GOAL OF THE EXERCISE: Repeat the material exactly from its first line to the line that includes "ax.axis('off')". Skip pictures.

SUPPLIED MATERIAL:

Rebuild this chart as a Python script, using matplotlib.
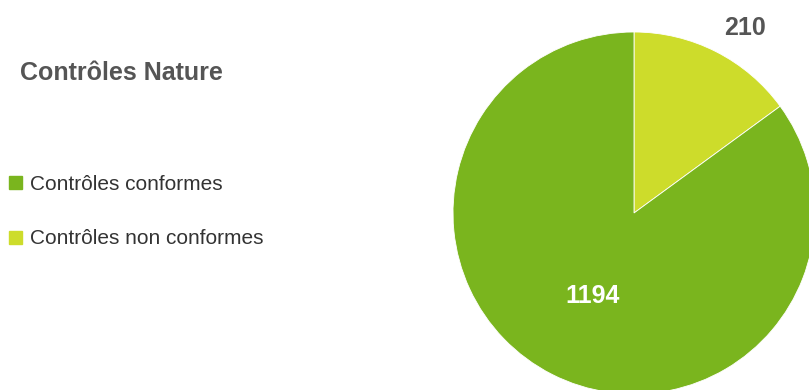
import numpy as np
import matplotlib.pyplot as plt

plt.rcParams['font.family'] = ['Liberation Sans', 'DejaVu Sans']

labels = ['Contrôles conformes', 'Contrôles non conformes']
values = [1194, 210]
colors = ['#7ab51e', '#cddc2b']

fig = plt.figure(figsize=(8.09, 3.9), dpi=100)
W, H = 809, 390
cx, cy, r = 634, 213, 181
ax = fig.add_axes([(cx - r) / W, (H - cy - r) / H, 2 * r / W, 2 * r / H])

# small slice first, clockwise from the top
wedges, _ = ax.pie(values[::-1], colors=colors[::-1], startangle=90, counterclock=False,
                   wedgeprops=dict(edgecolor='white', linewidth=0.6))
ax.set_xlim(-1, 1)
ax.set_ylim(-1, 1)
ax.set_aspect('equal')
ax.axis('off')

for w, v in zip(wedges, values[::-1]):
    mid = np.deg2rad((w.theta1 + w.theta2) / 2)
    if v == 1194:
        ax.text(0.5 * np.cos(mid), 0.5 * np.sin(mid), str(v), color='white',
                fontsize=18, fontweight='bold', ha='center', va='center_baseline')
    else:
        ax.text(1.1 * np.cos(mid), 1.1 * np.sin(mid), str(v), color='#555555',
                fontsize=18, fontweight='bold', ha='left', va='baseline')

fig.text(20 / W, 1 - 70 / H, 'Contrôles Nature', fontsize=18, fontweight='bold',
         color='#555555', ha='left', va='center_baseline')

for i, (lab, c) in enumerate(zip(labels, colors)):
    y = 182 + i * 55
    fig.patches.append(plt.Rectangle((9 / W, 1 - (y + 7) / H), 13 / W, 13 / H,
                                     color=c, transform=fig.transFigure))
    fig.text(30 / W, 1 - y / H, lab, fontsize=15, color='#333333', ha='left',
             va='center_baseline')

fig.savefig('out.png', dpi=100)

SOLUTION TO THE EXERCISE:
Rebuild this chart as a Python script, using matplotlib.
import numpy as np
import matplotlib.pyplot as plt

plt.rcParams['font.family'] = ['Liberation Sans', 'DejaVu Sans']

labels = ['Contrôles conformes', 'Contrôles non conformes']
values = [1194, 210]
colors = ['#7ab51e', '#cddc2b']

fig = plt.figure(figsize=(8.09, 3.9), dpi=100)
W, H = 809, 390
cx, cy, r = 634, 213, 181
ax = fig.add_axes([(cx - r) / W, (H - cy - r) / H, 2 * r / W, 2 * r / H])

# small slice first, clockwise from the top
wedges, _ = ax.pie(values[::-1], colors=colors[::-1], startangle=90, counterclock=False,
                   wedgeprops=dict(edgecolor='white', linewidth=0.6))
ax.set_xlim(-1, 1)
ax.set_ylim(-1, 1)
ax.set_aspect('equal')
ax.axis('off')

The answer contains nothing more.